• [Given information]
◆ ◆ ◆ ◆

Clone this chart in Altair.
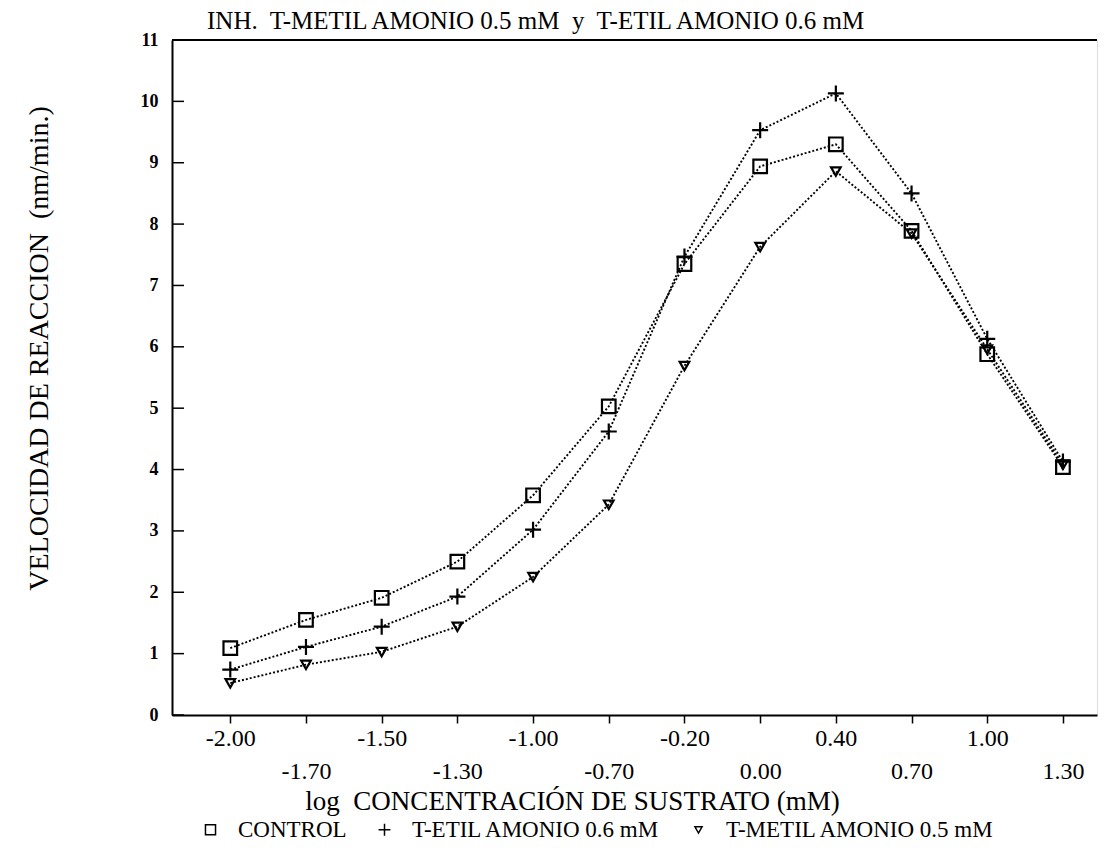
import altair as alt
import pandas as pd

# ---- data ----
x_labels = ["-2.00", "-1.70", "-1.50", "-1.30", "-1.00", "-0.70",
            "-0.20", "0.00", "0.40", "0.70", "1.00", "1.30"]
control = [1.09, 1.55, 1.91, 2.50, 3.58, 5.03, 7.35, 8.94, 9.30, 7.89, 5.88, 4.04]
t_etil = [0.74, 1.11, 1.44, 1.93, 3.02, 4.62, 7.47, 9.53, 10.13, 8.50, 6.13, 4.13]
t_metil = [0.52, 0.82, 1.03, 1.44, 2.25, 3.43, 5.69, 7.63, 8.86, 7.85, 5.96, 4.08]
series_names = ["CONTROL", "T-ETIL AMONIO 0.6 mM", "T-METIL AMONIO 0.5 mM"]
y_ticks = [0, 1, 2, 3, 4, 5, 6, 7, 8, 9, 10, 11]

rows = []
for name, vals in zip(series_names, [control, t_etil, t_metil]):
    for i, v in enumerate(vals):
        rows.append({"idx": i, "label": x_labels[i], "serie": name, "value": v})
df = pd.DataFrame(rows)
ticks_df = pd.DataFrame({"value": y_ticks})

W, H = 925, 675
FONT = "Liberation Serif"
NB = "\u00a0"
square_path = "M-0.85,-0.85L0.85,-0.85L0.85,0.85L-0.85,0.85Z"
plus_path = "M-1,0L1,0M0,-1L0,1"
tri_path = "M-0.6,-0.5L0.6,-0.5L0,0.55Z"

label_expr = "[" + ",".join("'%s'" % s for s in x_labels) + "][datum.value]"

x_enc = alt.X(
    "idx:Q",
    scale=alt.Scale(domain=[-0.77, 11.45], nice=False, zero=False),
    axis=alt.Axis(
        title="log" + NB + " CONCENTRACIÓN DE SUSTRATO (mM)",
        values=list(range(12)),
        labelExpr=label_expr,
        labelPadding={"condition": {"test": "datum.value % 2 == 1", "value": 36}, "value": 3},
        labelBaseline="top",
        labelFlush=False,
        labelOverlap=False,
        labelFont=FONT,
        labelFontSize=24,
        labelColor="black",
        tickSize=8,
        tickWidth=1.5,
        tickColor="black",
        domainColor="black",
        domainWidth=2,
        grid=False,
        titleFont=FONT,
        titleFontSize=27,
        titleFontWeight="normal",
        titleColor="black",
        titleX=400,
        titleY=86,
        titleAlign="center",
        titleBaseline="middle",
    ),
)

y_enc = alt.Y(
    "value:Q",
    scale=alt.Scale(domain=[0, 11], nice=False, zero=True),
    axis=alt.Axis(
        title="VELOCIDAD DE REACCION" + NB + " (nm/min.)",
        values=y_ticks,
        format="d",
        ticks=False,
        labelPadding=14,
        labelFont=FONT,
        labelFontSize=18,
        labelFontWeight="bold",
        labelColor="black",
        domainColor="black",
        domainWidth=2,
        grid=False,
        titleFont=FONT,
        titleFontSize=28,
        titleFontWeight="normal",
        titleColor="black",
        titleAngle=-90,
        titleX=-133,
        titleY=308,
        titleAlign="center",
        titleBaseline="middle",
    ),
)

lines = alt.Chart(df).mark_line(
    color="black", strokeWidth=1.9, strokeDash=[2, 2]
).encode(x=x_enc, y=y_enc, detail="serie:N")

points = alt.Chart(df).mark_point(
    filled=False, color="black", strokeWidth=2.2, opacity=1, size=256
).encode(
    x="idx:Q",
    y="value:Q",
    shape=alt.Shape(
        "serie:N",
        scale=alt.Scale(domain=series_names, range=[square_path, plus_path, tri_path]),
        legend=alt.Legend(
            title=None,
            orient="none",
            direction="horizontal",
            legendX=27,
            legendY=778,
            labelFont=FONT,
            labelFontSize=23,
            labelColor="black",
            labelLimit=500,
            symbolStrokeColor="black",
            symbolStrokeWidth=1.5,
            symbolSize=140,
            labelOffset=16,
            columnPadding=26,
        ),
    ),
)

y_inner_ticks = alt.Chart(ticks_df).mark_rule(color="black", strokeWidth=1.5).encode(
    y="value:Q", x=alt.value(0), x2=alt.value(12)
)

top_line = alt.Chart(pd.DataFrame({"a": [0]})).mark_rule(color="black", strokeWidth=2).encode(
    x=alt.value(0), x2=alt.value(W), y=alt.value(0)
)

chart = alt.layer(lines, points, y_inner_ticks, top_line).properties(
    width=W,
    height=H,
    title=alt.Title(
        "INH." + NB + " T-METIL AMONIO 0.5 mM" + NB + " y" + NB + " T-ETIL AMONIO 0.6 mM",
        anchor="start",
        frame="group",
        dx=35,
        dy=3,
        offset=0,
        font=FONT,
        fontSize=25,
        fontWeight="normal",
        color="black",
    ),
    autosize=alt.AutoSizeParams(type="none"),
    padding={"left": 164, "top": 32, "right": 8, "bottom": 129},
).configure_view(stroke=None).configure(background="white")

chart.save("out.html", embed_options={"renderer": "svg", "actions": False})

◆ ◆ ◆ ◆

• [Your instructions] Quote the preceding listing precisely and completely, omitting its images.

• [Complete answer]
Clone this chart in Altair.
import altair as alt
import pandas as pd

# ---- data ----
x_labels = ["-2.00", "-1.70", "-1.50", "-1.30", "-1.00", "-0.70",
            "-0.20", "0.00", "0.40", "0.70", "1.00", "1.30"]
control = [1.09, 1.55, 1.91, 2.50, 3.58, 5.03, 7.35, 8.94, 9.30, 7.89, 5.88, 4.04]
t_etil = [0.74, 1.11, 1.44, 1.93, 3.02, 4.62, 7.47, 9.53, 10.13, 8.50, 6.13, 4.13]
t_metil = [0.52, 0.82, 1.03, 1.44, 2.25, 3.43, 5.69, 7.63, 8.86, 7.85, 5.96, 4.08]
series_names = ["CONTROL", "T-ETIL AMONIO 0.6 mM", "T-METIL AMONIO 0.5 mM"]
y_ticks = [0, 1, 2, 3, 4, 5, 6, 7, 8, 9, 10, 11]

rows = []
for name, vals in zip(series_names, [control, t_etil, t_metil]):
    for i, v in enumerate(vals):
        rows.append({"idx": i, "label": x_labels[i], "serie": name, "value": v})
df = pd.DataFrame(rows)
ticks_df = pd.DataFrame({"value": y_ticks})

W, H = 925, 675
FONT = "Liberation Serif"
NB = "\u00a0"
square_path = "M-0.85,-0.85L0.85,-0.85L0.85,0.85L-0.85,0.85Z"
plus_path = "M-1,0L1,0M0,-1L0,1"
tri_path = "M-0.6,-0.5L0.6,-0.5L0,0.55Z"

label_expr = "[" + ",".join("'%s'" % s for s in x_labels) + "][datum.value]"

x_enc = alt.X(
    "idx:Q",
    scale=alt.Scale(domain=[-0.77, 11.45], nice=False, zero=False),
    axis=alt.Axis(
        title="log" + NB + " CONCENTRACIÓN DE SUSTRATO (mM)",
        values=list(range(12)),
        labelExpr=label_expr,
        labelPadding={"condition": {"test": "datum.value % 2 == 1", "value": 36}, "value": 3},
        labelBaseline="top",
        labelFlush=False,
        labelOverlap=False,
        labelFont=FONT,
        labelFontSize=24,
        labelColor="black",
        tickSize=8,
        tickWidth=1.5,
        tickColor="black",
        domainColor="black",
        domainWidth=2,
        grid=False,
        titleFont=FONT,
        titleFontSize=27,
        titleFontWeight="normal",
        titleColor="black",
        titleX=400,
        titleY=86,
        titleAlign="center",
        titleBaseline="middle",
    ),
)

y_enc = alt.Y(
    "value:Q",
    scale=alt.Scale(domain=[0, 11], nice=False, zero=True),
    axis=alt.Axis(
        title="VELOCIDAD DE REACCION" + NB + " (nm/min.)",
        values=y_ticks,
        format="d",
        ticks=False,
        labelPadding=14,
        labelFont=FONT,
        labelFontSize=18,
        labelFontWeight="bold",
        labelColor="black",
        domainColor="black",
        domainWidth=2,
        grid=False,
        titleFont=FONT,
        titleFontSize=28,
        titleFontWeight="normal",
        titleColor="black",
        titleAngle=-90,
        titleX=-133,
        titleY=308,
        titleAlign="center",
        titleBaseline="middle",
    ),
)

lines = alt.Chart(df).mark_line(
    color="black", strokeWidth=1.9, strokeDash=[2, 2]
).encode(x=x_enc, y=y_enc, detail="serie:N")

points = alt.Chart(df).mark_point(
    filled=False, color="black", strokeWidth=2.2, opacity=1, size=256
).encode(
    x="idx:Q",
    y="value:Q",
    shape=alt.Shape(
        "serie:N",
        scale=alt.Scale(domain=series_names, range=[square_path, plus_path, tri_path]),
        legend=alt.Legend(
            title=None,
            orient="none",
            direction="horizontal",
            legendX=27,
            legendY=778,
            labelFont=FONT,
            labelFontSize=23,
            labelColor="black",
            labelLimit=500,
            symbolStrokeColor="black",
            symbolStrokeWidth=1.5,
            symbolSize=140,
            labelOffset=16,
            columnPadding=26,
        ),
    ),
)

y_inner_ticks = alt.Chart(ticks_df).mark_rule(color="black", strokeWidth=1.5).encode(
    y="value:Q", x=alt.value(0), x2=alt.value(12)
)

top_line = alt.Chart(pd.DataFrame({"a": [0]})).mark_rule(color="black", strokeWidth=2).encode(
    x=alt.value(0), x2=alt.value(W), y=alt.value(0)
)

chart = alt.layer(lines, points, y_inner_ticks, top_line).properties(
    width=W,
    height=H,
    title=alt.Title(
        "INH." + NB + " T-METIL AMONIO 0.5 mM" + NB + " y" + NB + " T-ETIL AMONIO 0.6 mM",
        anchor="start",
        frame="group",
        dx=35,
        dy=3,
        offset=0,
        font=FONT,
        fontSize=25,
        fontWeight="normal",
        color="black",
    ),
    autosize=alt.AutoSizeParams(type="none"),
    padding={"left": 164, "top": 32, "right": 8, "bottom": 129},
).configure_view(stroke=None).configure(background="white")

chart.save("out.html", embed_options={"renderer": "svg", "actions": False})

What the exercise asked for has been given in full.